#### Direction
Your output is the lines from the first one to the one containing "const INK = '#111';", repeated exactly, with images left out.

#### Information provided

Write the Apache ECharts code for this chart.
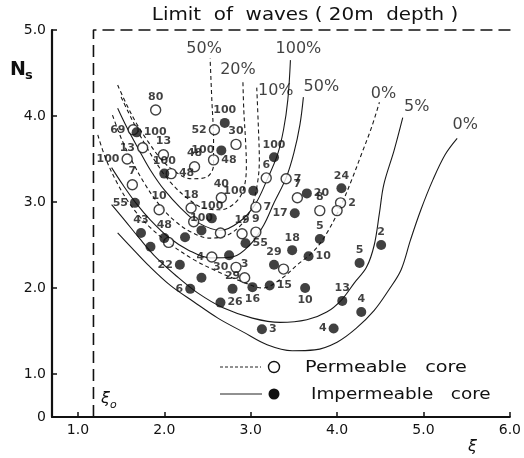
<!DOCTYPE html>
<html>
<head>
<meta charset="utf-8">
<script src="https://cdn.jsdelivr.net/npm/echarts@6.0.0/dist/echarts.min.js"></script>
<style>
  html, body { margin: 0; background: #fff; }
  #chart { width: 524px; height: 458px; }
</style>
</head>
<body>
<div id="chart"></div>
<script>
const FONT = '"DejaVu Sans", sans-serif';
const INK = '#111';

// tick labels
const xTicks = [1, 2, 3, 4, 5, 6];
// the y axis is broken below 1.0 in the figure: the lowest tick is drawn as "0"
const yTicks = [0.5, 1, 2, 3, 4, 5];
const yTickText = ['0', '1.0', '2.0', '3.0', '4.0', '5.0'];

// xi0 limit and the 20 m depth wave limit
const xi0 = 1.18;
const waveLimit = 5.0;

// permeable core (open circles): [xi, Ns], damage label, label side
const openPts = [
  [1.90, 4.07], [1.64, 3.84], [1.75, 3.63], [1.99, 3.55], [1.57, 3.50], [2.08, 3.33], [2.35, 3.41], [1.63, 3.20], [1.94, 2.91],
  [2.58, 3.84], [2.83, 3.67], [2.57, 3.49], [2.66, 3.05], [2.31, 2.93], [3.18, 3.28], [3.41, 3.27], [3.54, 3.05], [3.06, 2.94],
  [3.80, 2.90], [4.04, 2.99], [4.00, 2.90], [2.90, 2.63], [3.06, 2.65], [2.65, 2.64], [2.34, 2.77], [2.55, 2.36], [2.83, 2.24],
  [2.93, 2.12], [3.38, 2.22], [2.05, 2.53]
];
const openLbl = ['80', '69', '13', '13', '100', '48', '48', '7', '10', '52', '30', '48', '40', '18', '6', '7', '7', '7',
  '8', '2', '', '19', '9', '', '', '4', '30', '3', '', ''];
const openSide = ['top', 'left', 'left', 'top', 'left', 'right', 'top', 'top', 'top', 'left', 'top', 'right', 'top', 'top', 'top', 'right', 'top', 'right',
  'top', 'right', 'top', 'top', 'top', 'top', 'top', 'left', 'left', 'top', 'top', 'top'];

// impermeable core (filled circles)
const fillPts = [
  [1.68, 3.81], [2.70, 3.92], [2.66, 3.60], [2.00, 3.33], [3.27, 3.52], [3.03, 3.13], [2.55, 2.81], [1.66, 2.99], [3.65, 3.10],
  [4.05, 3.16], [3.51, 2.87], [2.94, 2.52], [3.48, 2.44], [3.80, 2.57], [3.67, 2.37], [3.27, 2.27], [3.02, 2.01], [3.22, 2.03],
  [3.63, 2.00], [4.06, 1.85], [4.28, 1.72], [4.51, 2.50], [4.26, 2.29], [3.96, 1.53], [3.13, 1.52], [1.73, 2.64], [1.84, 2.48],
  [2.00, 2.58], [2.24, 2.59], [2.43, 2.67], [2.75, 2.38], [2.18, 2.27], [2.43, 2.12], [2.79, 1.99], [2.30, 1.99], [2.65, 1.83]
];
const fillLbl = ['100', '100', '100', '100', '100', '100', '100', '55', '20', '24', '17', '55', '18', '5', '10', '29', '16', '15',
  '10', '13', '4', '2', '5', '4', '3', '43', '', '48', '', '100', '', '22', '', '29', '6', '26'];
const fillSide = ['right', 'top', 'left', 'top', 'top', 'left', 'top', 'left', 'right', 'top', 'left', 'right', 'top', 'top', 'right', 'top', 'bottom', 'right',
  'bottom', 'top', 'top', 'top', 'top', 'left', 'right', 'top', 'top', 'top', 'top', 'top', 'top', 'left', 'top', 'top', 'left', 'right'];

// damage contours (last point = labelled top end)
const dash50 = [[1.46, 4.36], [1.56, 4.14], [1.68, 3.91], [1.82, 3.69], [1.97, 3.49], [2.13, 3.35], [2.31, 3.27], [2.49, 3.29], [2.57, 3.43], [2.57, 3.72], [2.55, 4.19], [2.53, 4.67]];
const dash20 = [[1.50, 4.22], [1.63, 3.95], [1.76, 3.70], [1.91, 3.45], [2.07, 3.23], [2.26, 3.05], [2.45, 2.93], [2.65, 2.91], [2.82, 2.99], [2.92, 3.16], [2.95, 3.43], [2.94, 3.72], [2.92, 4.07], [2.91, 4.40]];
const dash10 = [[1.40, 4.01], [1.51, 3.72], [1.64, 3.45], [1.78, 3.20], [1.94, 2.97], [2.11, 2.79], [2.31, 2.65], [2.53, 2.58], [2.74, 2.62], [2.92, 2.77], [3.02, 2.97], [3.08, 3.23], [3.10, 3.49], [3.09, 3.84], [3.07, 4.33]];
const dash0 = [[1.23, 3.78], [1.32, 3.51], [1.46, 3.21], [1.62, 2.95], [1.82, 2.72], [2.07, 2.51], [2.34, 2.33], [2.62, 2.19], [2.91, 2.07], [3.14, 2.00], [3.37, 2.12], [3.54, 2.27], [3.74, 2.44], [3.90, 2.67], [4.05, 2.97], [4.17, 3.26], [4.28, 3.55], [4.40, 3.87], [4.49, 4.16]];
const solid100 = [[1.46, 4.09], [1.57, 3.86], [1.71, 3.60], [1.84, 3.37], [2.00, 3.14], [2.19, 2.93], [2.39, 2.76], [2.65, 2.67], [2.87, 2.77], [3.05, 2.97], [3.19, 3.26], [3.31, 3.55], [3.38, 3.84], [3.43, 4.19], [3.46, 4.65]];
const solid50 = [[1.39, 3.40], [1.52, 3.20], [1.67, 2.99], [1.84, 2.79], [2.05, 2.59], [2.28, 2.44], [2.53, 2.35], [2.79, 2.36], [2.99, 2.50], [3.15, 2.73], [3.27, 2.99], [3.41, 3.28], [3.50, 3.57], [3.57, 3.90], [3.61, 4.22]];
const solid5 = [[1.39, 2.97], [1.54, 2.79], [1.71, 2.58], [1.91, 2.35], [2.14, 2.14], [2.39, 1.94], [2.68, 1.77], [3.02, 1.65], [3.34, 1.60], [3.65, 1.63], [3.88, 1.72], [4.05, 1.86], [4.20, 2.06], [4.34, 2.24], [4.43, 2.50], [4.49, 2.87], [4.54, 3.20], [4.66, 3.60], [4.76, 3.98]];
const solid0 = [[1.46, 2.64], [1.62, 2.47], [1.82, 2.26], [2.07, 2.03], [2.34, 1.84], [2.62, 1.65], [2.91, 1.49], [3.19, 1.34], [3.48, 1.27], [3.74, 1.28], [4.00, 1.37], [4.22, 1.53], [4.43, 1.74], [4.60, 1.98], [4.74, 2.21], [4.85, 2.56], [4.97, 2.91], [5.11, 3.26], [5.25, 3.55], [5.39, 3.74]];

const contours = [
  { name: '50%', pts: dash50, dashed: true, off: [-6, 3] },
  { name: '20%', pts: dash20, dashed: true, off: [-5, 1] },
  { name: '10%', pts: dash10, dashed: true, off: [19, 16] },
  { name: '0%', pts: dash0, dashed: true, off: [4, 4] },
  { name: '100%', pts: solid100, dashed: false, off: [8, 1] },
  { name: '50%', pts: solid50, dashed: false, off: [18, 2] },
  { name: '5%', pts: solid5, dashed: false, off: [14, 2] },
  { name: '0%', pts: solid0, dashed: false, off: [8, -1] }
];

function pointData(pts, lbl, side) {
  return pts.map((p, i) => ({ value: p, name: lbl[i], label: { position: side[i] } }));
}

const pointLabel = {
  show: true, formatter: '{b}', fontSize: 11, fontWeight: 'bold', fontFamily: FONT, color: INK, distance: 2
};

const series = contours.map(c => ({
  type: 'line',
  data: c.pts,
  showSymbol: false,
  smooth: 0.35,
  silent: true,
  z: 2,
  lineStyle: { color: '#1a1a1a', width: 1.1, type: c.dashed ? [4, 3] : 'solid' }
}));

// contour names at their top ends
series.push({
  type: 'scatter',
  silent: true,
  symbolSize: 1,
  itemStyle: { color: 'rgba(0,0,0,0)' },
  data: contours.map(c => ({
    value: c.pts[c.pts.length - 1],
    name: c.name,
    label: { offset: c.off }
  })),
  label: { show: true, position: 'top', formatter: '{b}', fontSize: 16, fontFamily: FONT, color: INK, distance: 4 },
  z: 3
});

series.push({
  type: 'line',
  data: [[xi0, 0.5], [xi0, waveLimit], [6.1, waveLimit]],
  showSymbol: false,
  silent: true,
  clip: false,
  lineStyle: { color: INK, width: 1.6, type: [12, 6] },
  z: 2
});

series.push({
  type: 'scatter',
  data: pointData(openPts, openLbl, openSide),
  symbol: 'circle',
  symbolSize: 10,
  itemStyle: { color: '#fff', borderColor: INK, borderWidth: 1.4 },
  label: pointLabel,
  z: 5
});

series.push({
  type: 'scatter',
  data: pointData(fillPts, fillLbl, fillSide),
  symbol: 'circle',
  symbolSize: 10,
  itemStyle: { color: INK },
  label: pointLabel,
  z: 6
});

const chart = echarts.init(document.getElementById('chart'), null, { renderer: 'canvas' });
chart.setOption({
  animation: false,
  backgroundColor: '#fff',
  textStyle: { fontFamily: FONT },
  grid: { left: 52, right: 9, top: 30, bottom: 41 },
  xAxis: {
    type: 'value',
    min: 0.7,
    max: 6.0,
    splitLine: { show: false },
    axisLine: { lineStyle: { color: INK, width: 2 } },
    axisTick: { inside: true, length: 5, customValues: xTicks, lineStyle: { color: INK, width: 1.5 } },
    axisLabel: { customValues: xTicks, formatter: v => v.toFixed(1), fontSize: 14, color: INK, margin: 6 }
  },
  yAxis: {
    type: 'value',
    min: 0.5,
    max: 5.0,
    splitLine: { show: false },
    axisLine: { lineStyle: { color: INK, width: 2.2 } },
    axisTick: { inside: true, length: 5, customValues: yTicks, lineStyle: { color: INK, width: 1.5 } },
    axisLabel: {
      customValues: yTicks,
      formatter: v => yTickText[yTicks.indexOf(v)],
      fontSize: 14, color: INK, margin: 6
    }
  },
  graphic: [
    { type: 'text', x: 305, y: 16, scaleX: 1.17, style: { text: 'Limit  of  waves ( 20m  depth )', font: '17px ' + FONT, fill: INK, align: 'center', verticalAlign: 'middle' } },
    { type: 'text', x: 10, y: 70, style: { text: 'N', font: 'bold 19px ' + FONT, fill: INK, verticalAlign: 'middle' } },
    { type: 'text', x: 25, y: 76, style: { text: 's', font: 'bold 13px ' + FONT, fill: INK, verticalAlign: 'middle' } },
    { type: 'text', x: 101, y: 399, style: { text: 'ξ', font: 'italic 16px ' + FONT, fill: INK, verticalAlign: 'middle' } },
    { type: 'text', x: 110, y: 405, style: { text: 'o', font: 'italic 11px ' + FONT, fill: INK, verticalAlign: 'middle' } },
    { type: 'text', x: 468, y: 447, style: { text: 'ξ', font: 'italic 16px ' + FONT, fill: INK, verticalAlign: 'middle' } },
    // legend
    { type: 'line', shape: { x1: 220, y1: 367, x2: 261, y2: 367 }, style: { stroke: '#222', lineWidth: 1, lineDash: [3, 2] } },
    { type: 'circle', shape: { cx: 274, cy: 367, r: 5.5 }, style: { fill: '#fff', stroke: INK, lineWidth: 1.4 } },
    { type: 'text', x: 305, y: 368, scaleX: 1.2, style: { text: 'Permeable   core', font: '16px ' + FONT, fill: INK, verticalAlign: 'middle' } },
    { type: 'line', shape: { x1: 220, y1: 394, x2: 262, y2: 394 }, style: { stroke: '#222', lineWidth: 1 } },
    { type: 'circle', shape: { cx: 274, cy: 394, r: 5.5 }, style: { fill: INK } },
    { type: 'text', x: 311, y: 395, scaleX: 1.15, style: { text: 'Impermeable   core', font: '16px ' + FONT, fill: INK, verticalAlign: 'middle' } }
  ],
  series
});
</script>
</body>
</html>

#### Task answer
Write the Apache ECharts code for this chart.
<!DOCTYPE html>
<html>
<head>
<meta charset="utf-8">
<script src="https://cdn.jsdelivr.net/npm/echarts@6.0.0/dist/echarts.min.js"></script>
<style>
  html, body { margin: 0; background: #fff; }
  #chart { width: 524px; height: 458px; }
</style>
</head>
<body>
<div id="chart"></div>
<script>
const FONT = '"DejaVu Sans", sans-serif';
const INK = '#111';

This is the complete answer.